- _Collected material_
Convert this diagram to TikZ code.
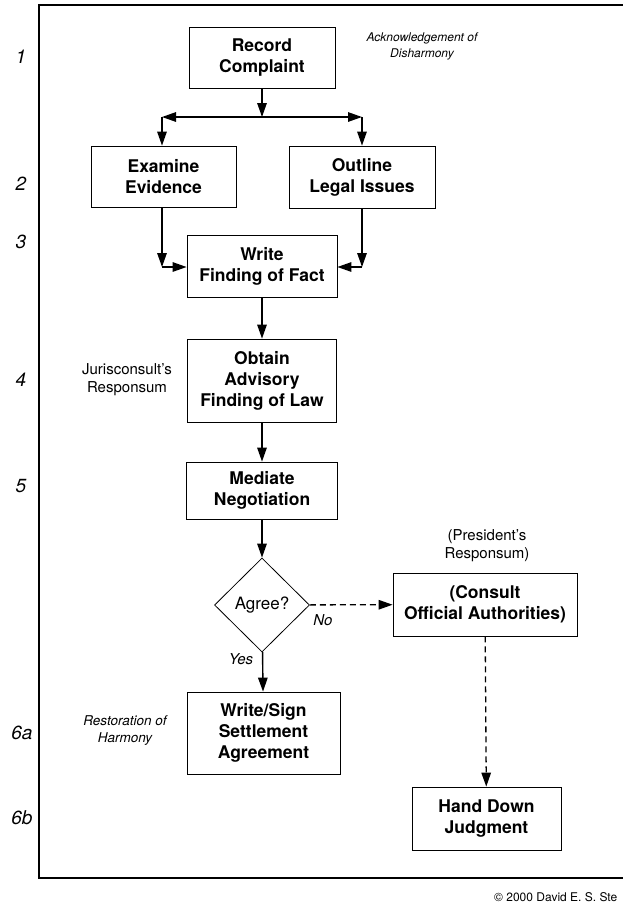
\documentclass[tikz,border=0pt]{standalone}
\usepackage{fontspec}
\setmainfont{TeX Gyre Heros}
\usetikzlibrary{arrows.meta,shapes.geometric}

\begin{document}
\begin{tikzpicture}[x=1pt,y=-1pt]
\tikzset{
  procbox/.style={rectangle,draw=black,line width=0.8pt,inner sep=2pt,align=center,font=\fontsize{17.5}{21}\selectfont\bfseries},
  decision/.style={diamond,draw=black,line width=0.8pt,minimum width=95pt,minimum height=94pt,inner sep=0pt,font=\fontsize{17}{20}\selectfont},
  flowedge/.style={draw=black,line width=1.4pt,-{Triangle[length=14pt,width=9.5pt]}},
  dashedge/.style={flowedge,line width=1.3pt,dash pattern=on 6pt off 4pt},
  sidenote/.style={align=center,inner sep=0pt,font=\fontsize{15}{18}\selectfont},
  slantnote/.style={align=center,inner sep=0pt,font=\fontsize{13.5}{17}\selectfont\itshape},
  rownum/.style={inner sep=0pt,font=\fontsize{19}{22}\selectfont\itshape}
}
\useasboundingbox (0,0) rectangle (622,903);
\draw[line width=1.5pt] (39,5) rectangle (660,878);
% row numbers
\node[rownum] (r_1) at (21,57) {1};
\node[rownum] (r_2) at (21,184) {2};
\node[rownum] (r_3) at (21,242) {3};
\node[rownum] (r_4) at (21,380) {4};
\node[rownum] (r_5) at (21,486) {5};
\node[rownum] (r_6a) at (22,733) {6a};
\node[rownum] (r_6b) at (22,818) {6b};
% steps
\node[procbox,minimum width=146pt,minimum height=61pt] (n_rec) at (262,57.5) {Record\\Complaint};
\node[procbox,minimum width=145pt,minimum height=61pt] (n_exam) at (163.5,176.5) {Examine\\Evidence};
\node[procbox,minimum width=146pt,minimum height=62pt] (n_outl) at (362,177) {Outline\\Legal Issues};
\node[procbox,minimum width=150pt,minimum height=62pt] (n_fact) at (262,266) {Write\\Finding of Fact};
\node[procbox,minimum width=149pt,minimum height=83pt] (n_law) at (262,380.5) {Obtain\\Advisory\\Finding of Law};
\node[procbox,minimum width=151pt,minimum height=57pt] (n_med) at (262,490.5) {Mediate\\Negotiation};
\node[decision] (n_agree) at (262,605) {Agree?};
\node[procbox,minimum width=184pt,minimum height=63pt] (n_cons) at (485,604.5) {(Consult\\Official Authorities)};
\node[procbox,minimum width=153pt,minimum height=82pt] (n_sign) at (263.5,733) {Write/Sign\\Settlement\\Agreement};
\node[procbox,minimum width=149pt,minimum height=63pt] (n_judg) at (486.5,818.5) {Hand Down\\Judgment};
% notes
\node[slantnote,font=\fontsize{12}{16}\selectfont\itshape] (t_ack) at (422,46) {Acknowledgement of\\Disharmony};
\node[sidenote] (t_juris) at (127,380) {Jurisconsult's\\Responsum};
\node[sidenote] (t_pres) at (487,546) {(President's\\Responsum)};
\node[slantnote] (t_rest) at (125,731) {Restoration of\\Harmony};
\node[slantnote,font=\fontsize{15}{18}\selectfont\itshape] (t_no) at (323,620) {No};
\node[slantnote,font=\fontsize{15}{18}\selectfont\itshape] (t_yes) at (241,659) {Yes};
\node[anchor=west,inner sep=0pt,font=\fontsize{12}{14}\selectfont] (t_copy) at (494,897) {© 2000 David E. S. Ste};
% connectors
\coordinate (c_split) at (262,117);
\coordinate (c_left) at (162,117);
\coordinate (c_right) at (362,117);
\coordinate (c_lowl) at (162,267);
\coordinate (c_lowr) at (362,267);
\draw[flowedge] (n_rec) -- (c_split);
\draw[flowedge] (c_split) -- (c_left);
\draw[flowedge] (c_split) -- (c_right);
\draw[flowedge] (c_left) -- (c_left |- n_exam.north);
\draw[flowedge] (c_right) -- (c_right |- n_outl.north);
\draw[flowedge] (c_left |- n_exam.south) -- (c_lowl);
\draw[flowedge] (c_right |- n_outl.south) -- (c_lowr);
\draw[flowedge] (c_lowl) -- (n_fact.west |- c_lowl);
\draw[flowedge] (c_lowr) -- (n_fact.east |- c_lowr);
\draw[flowedge] (n_fact) -- (n_law);
\draw[flowedge] (n_law) -- (n_med);
\draw[flowedge] (n_med) -- (n_agree);
\draw[flowedge] (n_agree) -- (n_sign);
\draw[dashedge] (n_agree) -- (n_cons);
\draw[dashedge] (n_cons) -- (n_judg);
\end{tikzpicture}
\end{document}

- _Short exercise_
Without including any pictures, reproduce the listing exactly.

- _Task result_
Convert this diagram to TikZ code.
\documentclass[tikz,border=0pt]{standalone}
\usepackage{fontspec}
\setmainfont{TeX Gyre Heros}
\usetikzlibrary{arrows.meta,shapes.geometric}

\begin{document}
\begin{tikzpicture}[x=1pt,y=-1pt]
\tikzset{
  procbox/.style={rectangle,draw=black,line width=0.8pt,inner sep=2pt,align=center,font=\fontsize{17.5}{21}\selectfont\bfseries},
  decision/.style={diamond,draw=black,line width=0.8pt,minimum width=95pt,minimum height=94pt,inner sep=0pt,font=\fontsize{17}{20}\selectfont},
  flowedge/.style={draw=black,line width=1.4pt,-{Triangle[length=14pt,width=9.5pt]}},
  dashedge/.style={flowedge,line width=1.3pt,dash pattern=on 6pt off 4pt},
  sidenote/.style={align=center,inner sep=0pt,font=\fontsize{15}{18}\selectfont},
  slantnote/.style={align=center,inner sep=0pt,font=\fontsize{13.5}{17}\selectfont\itshape},
  rownum/.style={inner sep=0pt,font=\fontsize{19}{22}\selectfont\itshape}
}
\useasboundingbox (0,0) rectangle (622,903);
\draw[line width=1.5pt] (39,5) rectangle (660,878);
% row numbers
\node[rownum] (r_1) at (21,57) {1};
\node[rownum] (r_2) at (21,184) {2};
\node[rownum] (r_3) at (21,242) {3};
\node[rownum] (r_4) at (21,380) {4};
\node[rownum] (r_5) at (21,486) {5};
\node[rownum] (r_6a) at (22,733) {6a};
\node[rownum] (r_6b) at (22,818) {6b};
% steps
\node[procbox,minimum width=146pt,minimum height=61pt] (n_rec) at (262,57.5) {Record\\Complaint};
\node[procbox,minimum width=145pt,minimum height=61pt] (n_exam) at (163.5,176.5) {Examine\\Evidence};
\node[procbox,minimum width=146pt,minimum height=62pt] (n_outl) at (362,177) {Outline\\Legal Issues};
\node[procbox,minimum width=150pt,minimum height=62pt] (n_fact) at (262,266) {Write\\Finding of Fact};
\node[procbox,minimum width=149pt,minimum height=83pt] (n_law) at (262,380.5) {Obtain\\Advisory\\Finding of Law};
\node[procbox,minimum width=151pt,minimum height=57pt] (n_med) at (262,490.5) {Mediate\\Negotiation};
\node[decision] (n_agree) at (262,605) {Agree?};
\node[procbox,minimum width=184pt,minimum height=63pt] (n_cons) at (485,604.5) {(Consult\\Official Authorities)};
\node[procbox,minimum width=153pt,minimum height=82pt] (n_sign) at (263.5,733) {Write/Sign\\Settlement\\Agreement};
\node[procbox,minimum width=149pt,minimum height=63pt] (n_judg) at (486.5,818.5) {Hand Down\\Judgment};
% notes
\node[slantnote,font=\fontsize{12}{16}\selectfont\itshape] (t_ack) at (422,46) {Acknowledgement of\\Disharmony};
\node[sidenote] (t_juris) at (127,380) {Jurisconsult's\\Responsum};
\node[sidenote] (t_pres) at (487,546) {(President's\\Responsum)};
\node[slantnote] (t_rest) at (125,731) {Restoration of\\Harmony};
\node[slantnote,font=\fontsize{15}{18}\selectfont\itshape] (t_no) at (323,620) {No};
\node[slantnote,font=\fontsize{15}{18}\selectfont\itshape] (t_yes) at (241,659) {Yes};
\node[anchor=west,inner sep=0pt,font=\fontsize{12}{14}\selectfont] (t_copy) at (494,897) {© 2000 David E. S. Ste};
% connectors
\coordinate (c_split) at (262,117);
\coordinate (c_left) at (162,117);
\coordinate (c_right) at (362,117);
\coordinate (c_lowl) at (162,267);
\coordinate (c_lowr) at (362,267);
\draw[flowedge] (n_rec) -- (c_split);
\draw[flowedge] (c_split) -- (c_left);
\draw[flowedge] (c_split) -- (c_right);
\draw[flowedge] (c_left) -- (c_left |- n_exam.north);
\draw[flowedge] (c_right) -- (c_right |- n_outl.north);
\draw[flowedge] (c_left |- n_exam.south) -- (c_lowl);
\draw[flowedge] (c_right |- n_outl.south) -- (c_lowr);
\draw[flowedge] (c_lowl) -- (n_fact.west |- c_lowl);
\draw[flowedge] (c_lowr) -- (n_fact.east |- c_lowr);
\draw[flowedge] (n_fact) -- (n_law);
\draw[flowedge] (n_law) -- (n_med);
\draw[flowedge] (n_med) -- (n_agree);
\draw[flowedge] (n_agree) -- (n_sign);
\draw[dashedge] (n_agree) -- (n_cons);
\draw[dashedge] (n_cons) -- (n_judg);
\end{tikzpicture}
\end{document}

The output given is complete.